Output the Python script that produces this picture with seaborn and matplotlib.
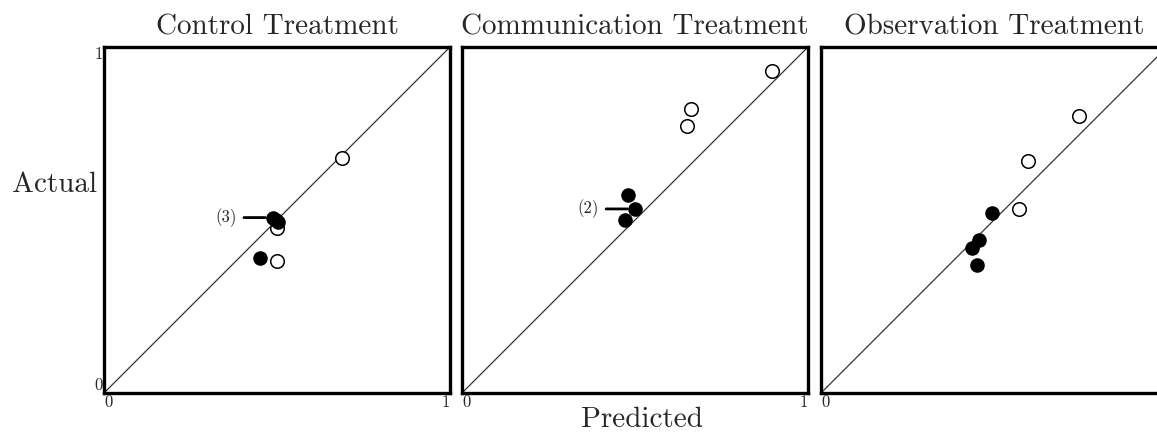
import pandas as pd
import seaborn as sns
import matplotlib.pyplot as plt

# panel titles
treatments = ["Control Treatment", "Communication Treatment", "Observation Treatment"]

# predicted / actual values, filled markers
filled_pred = [
    [0.488, 0.497, 0.503, 0.451],
    [0.480, 0.500, 0.471],
    [0.494, 0.457, 0.436, 0.451],
]
filled_act = [
    [0.507, 0.500, 0.495, 0.390],
    [0.572, 0.532, 0.500],
    [0.520, 0.442, 0.419, 0.370],
]

# predicted / actual values, open markers
open_pred = [
    [0.688, 0.500, 0.500],
    [0.896, 0.662, 0.650],
    [0.746, 0.598, 0.572],
]
open_act = [
    [0.679, 0.477, 0.381],
    [0.931, 0.821, 0.772],
    [0.801, 0.671, 0.532],
]

# count labels for overlapping points: (panel, label, x, y)
count_labels = [(0, "(3)", 0.488, 0.507), (1, "(2)", 0.500, 0.532)]


def main():
    sns.set_theme(style="white")
    plt.rcParams["font.family"] = ["cmr10", "DejaVu Serif"]
    plt.rcParams["axes.formatter.use_mathtext"] = True

    fig = plt.figure(figsize=(11.57, 4.34), dpi=100)
    lefts = [104, 462, 821]
    axes = []
    for i, name in enumerate(treatments):
        ax = fig.add_axes([lefts[i] / 1157, 41 / 434, 346 / 1157, 346 / 434])
        axes.append(ax)
        ax.axline((0, 0), slope=1, color="#333333", lw=0.9, zorder=1)

        df_f = pd.DataFrame({"Predicted": filled_pred[i], "Actual": filled_act[i]})
        df_o = pd.DataFrame({"Predicted": open_pred[i], "Actual": open_act[i]})
        sns.scatterplot(data=df_o, x="Predicted", y="Actual", ax=ax, s=95,
                        facecolor="white", edgecolor="black", linewidth=1.1,
                        zorder=3)
        sns.scatterplot(data=df_f, x="Predicted", y="Actual", ax=ax, s=110,
                        color="black", edgecolor="black", linewidth=0,
                        zorder=4)

        ax.set_xlim(0, 1)
        ax.set_ylim(0, 1)
        ax.set_xlabel("")
        ax.set_ylabel("")
        ax.set_title(name, fontsize=21, pad=9)
        for sp in ax.spines.values():
            sp.set_linewidth(2.4)
            sp.set_color("black")
        ax.set_xticks([0, 1])
        # the right end of the last panel runs off the page
        ax.set_xticklabels(["0", "1"] if i < 2 else ["0", ""])
        ax.tick_params(axis="both", length=0, labelsize=12, pad=1)
        for lab in ax.get_xticklabels():
            lab.set_horizontalalignment("left" if lab.get_text() == "0" else "right")
        if i == 0:
            ax.set_yticks([0, 1])
            ax.set_yticklabels(["0", "1"])
            for lab in ax.get_yticklabels():
                lab.set_verticalalignment("bottom" if lab.get_text() == "0" else "top")
        else:
            ax.set_yticks([])

    for idx, text, x, y in count_labels:
        axes[idx].annotate(text, xy=(x - 0.022, y), xytext=(x - 0.105, y),
                           fontsize=12, va="center", ha="right",
                           arrowprops=dict(arrowstyle="-", lw=2, color="black",
                                           shrinkA=3, shrinkB=0))

    fig.text(12 / 1157, 1 - 185 / 434, "Actual", fontsize=21, va="center", ha="left")
    fig.text(642 / 1157, 1 - 420 / 434, "Predicted", fontsize=21, va="center", ha="center")

    plt.savefig("out.png", dpi=100)


if __name__ == "__main__":
    main()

SHORT PROBLEM: Repeat the listing above exactly, with no pictures.

OUTPUT BELOW:
Output the Python script that produces this picture with seaborn and matplotlib.
import pandas as pd
import seaborn as sns
import matplotlib.pyplot as plt

# panel titles
treatments = ["Control Treatment", "Communication Treatment", "Observation Treatment"]

# predicted / actual values, filled markers
filled_pred = [
    [0.488, 0.497, 0.503, 0.451],
    [0.480, 0.500, 0.471],
    [0.494, 0.457, 0.436, 0.451],
]
filled_act = [
    [0.507, 0.500, 0.495, 0.390],
    [0.572, 0.532, 0.500],
    [0.520, 0.442, 0.419, 0.370],
]

# predicted / actual values, open markers
open_pred = [
    [0.688, 0.500, 0.500],
    [0.896, 0.662, 0.650],
    [0.746, 0.598, 0.572],
]
open_act = [
    [0.679, 0.477, 0.381],
    [0.931, 0.821, 0.772],
    [0.801, 0.671, 0.532],
]

# count labels for overlapping points: (panel, label, x, y)
count_labels = [(0, "(3)", 0.488, 0.507), (1, "(2)", 0.500, 0.532)]


def main():
    sns.set_theme(style="white")
    plt.rcParams["font.family"] = ["cmr10", "DejaVu Serif"]
    plt.rcParams["axes.formatter.use_mathtext"] = True

    fig = plt.figure(figsize=(11.57, 4.34), dpi=100)
    lefts = [104, 462, 821]
    axes = []
    for i, name in enumerate(treatments):
        ax = fig.add_axes([lefts[i] / 1157, 41 / 434, 346 / 1157, 346 / 434])
        axes.append(ax)
        ax.axline((0, 0), slope=1, color="#333333", lw=0.9, zorder=1)

        df_f = pd.DataFrame({"Predicted": filled_pred[i], "Actual": filled_act[i]})
        df_o = pd.DataFrame({"Predicted": open_pred[i], "Actual": open_act[i]})
        sns.scatterplot(data=df_o, x="Predicted", y="Actual", ax=ax, s=95,
                        facecolor="white", edgecolor="black", linewidth=1.1,
                        zorder=3)
        sns.scatterplot(data=df_f, x="Predicted", y="Actual", ax=ax, s=110,
                        color="black", edgecolor="black", linewidth=0,
                        zorder=4)

        ax.set_xlim(0, 1)
        ax.set_ylim(0, 1)
        ax.set_xlabel("")
        ax.set_ylabel("")
        ax.set_title(name, fontsize=21, pad=9)
        for sp in ax.spines.values():
            sp.set_linewidth(2.4)
            sp.set_color("black")
        ax.set_xticks([0, 1])
        # the right end of the last panel runs off the page
        ax.set_xticklabels(["0", "1"] if i < 2 else ["0", ""])
        ax.tick_params(axis="both", length=0, labelsize=12, pad=1)
        for lab in ax.get_xticklabels():
            lab.set_horizontalalignment("left" if lab.get_text() == "0" else "right")
        if i == 0:
            ax.set_yticks([0, 1])
            ax.set_yticklabels(["0", "1"])
            for lab in ax.get_yticklabels():
                lab.set_verticalalignment("bottom" if lab.get_text() == "0" else "top")
        else:
            ax.set_yticks([])

    for idx, text, x, y in count_labels:
        axes[idx].annotate(text, xy=(x - 0.022, y), xytext=(x - 0.105, y),
                           fontsize=12, va="center", ha="right",
                           arrowprops=dict(arrowstyle="-", lw=2, color="black",
                                           shrinkA=3, shrinkB=0))

    fig.text(12 / 1157, 1 - 185 / 434, "Actual", fontsize=21, va="center", ha="left")
    fig.text(642 / 1157, 1 - 420 / 434, "Predicted", fontsize=21, va="center", ha="center")

    plt.savefig("out.png", dpi=100)


if __name__ == "__main__":
    main()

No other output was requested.